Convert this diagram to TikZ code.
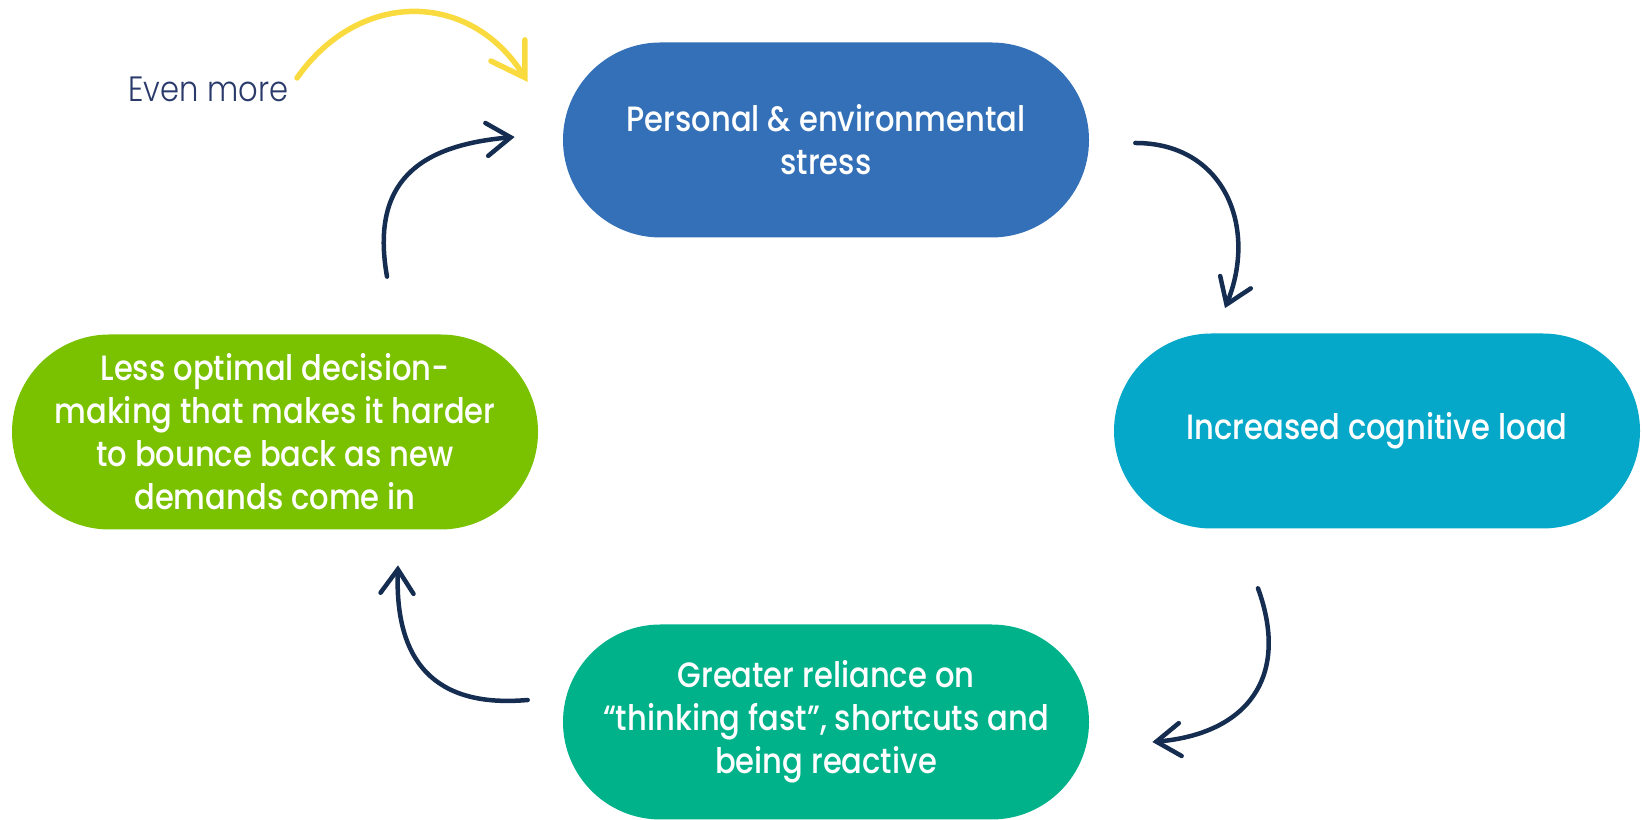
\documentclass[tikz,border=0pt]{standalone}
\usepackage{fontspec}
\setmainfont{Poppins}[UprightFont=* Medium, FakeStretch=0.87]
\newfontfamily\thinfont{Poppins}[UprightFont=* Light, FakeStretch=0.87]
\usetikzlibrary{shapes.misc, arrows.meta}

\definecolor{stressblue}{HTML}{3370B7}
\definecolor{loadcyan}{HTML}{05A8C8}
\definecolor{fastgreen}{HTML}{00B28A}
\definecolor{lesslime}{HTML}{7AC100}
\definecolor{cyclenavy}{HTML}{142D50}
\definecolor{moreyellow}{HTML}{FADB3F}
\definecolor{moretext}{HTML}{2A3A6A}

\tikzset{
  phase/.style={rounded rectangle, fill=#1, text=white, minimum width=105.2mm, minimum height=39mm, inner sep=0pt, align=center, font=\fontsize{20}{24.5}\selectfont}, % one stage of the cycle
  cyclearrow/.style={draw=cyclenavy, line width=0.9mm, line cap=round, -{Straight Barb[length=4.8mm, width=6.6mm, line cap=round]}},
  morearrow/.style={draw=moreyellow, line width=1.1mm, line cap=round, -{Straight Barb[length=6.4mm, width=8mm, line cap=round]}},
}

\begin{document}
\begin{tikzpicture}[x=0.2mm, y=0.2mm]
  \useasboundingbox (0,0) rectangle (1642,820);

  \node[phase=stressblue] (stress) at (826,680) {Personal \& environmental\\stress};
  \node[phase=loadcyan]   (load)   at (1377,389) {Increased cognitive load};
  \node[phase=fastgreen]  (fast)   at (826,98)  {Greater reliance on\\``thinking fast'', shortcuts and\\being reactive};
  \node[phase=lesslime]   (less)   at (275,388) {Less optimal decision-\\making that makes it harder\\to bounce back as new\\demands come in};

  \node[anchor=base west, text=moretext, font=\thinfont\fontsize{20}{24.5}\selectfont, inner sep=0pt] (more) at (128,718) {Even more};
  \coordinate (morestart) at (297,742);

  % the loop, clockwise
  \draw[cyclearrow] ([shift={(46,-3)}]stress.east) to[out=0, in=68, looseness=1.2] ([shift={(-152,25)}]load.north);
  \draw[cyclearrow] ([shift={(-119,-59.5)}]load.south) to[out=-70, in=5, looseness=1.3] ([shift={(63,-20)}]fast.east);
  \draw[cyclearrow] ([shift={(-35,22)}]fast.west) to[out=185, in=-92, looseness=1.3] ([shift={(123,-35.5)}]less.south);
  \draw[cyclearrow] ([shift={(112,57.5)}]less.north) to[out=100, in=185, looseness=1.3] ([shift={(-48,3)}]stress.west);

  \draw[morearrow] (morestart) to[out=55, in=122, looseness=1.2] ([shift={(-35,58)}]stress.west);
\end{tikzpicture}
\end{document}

--------------------------------------------------

Task requirements:
Exclude every picture and copy the remaining data exactly.

The reply:
Convert this diagram to TikZ code.
\documentclass[tikz,border=0pt]{standalone}
\usepackage{fontspec}
\setmainfont{Poppins}[UprightFont=* Medium, FakeStretch=0.87]
\newfontfamily\thinfont{Poppins}[UprightFont=* Light, FakeStretch=0.87]
\usetikzlibrary{shapes.misc, arrows.meta}

\definecolor{stressblue}{HTML}{3370B7}
\definecolor{loadcyan}{HTML}{05A8C8}
\definecolor{fastgreen}{HTML}{00B28A}
\definecolor{lesslime}{HTML}{7AC100}
\definecolor{cyclenavy}{HTML}{142D50}
\definecolor{moreyellow}{HTML}{FADB3F}
\definecolor{moretext}{HTML}{2A3A6A}

\tikzset{
  phase/.style={rounded rectangle, fill=#1, text=white, minimum width=105.2mm, minimum height=39mm, inner sep=0pt, align=center, font=\fontsize{20}{24.5}\selectfont}, % one stage of the cycle
  cyclearrow/.style={draw=cyclenavy, line width=0.9mm, line cap=round, -{Straight Barb[length=4.8mm, width=6.6mm, line cap=round]}},
  morearrow/.style={draw=moreyellow, line width=1.1mm, line cap=round, -{Straight Barb[length=6.4mm, width=8mm, line cap=round]}},
}

\begin{document}
\begin{tikzpicture}[x=0.2mm, y=0.2mm]
  \useasboundingbox (0,0) rectangle (1642,820);

  \node[phase=stressblue] (stress) at (826,680) {Personal \& environmental\\stress};
  \node[phase=loadcyan]   (load)   at (1377,389) {Increased cognitive load};
  \node[phase=fastgreen]  (fast)   at (826,98)  {Greater reliance on\\``thinking fast'', shortcuts and\\being reactive};
  \node[phase=lesslime]   (less)   at (275,388) {Less optimal decision-\\making that makes it harder\\to bounce back as new\\demands come in};

  \node[anchor=base west, text=moretext, font=\thinfont\fontsize{20}{24.5}\selectfont, inner sep=0pt] (more) at (128,718) {Even more};
  \coordinate (morestart) at (297,742);

  % the loop, clockwise
  \draw[cyclearrow] ([shift={(46,-3)}]stress.east) to[out=0, in=68, looseness=1.2] ([shift={(-152,25)}]load.north);
  \draw[cyclearrow] ([shift={(-119,-59.5)}]load.south) to[out=-70, in=5, looseness=1.3] ([shift={(63,-20)}]fast.east);
  \draw[cyclearrow] ([shift={(-35,22)}]fast.west) to[out=185, in=-92, looseness=1.3] ([shift={(123,-35.5)}]less.south);
  \draw[cyclearrow] ([shift={(112,57.5)}]less.north) to[out=100, in=185, looseness=1.3] ([shift={(-48,3)}]stress.west);

  \draw[morearrow] (morestart) to[out=55, in=122, looseness=1.2] ([shift={(-35,58)}]stress.west);
\end{tikzpicture}
\end{document}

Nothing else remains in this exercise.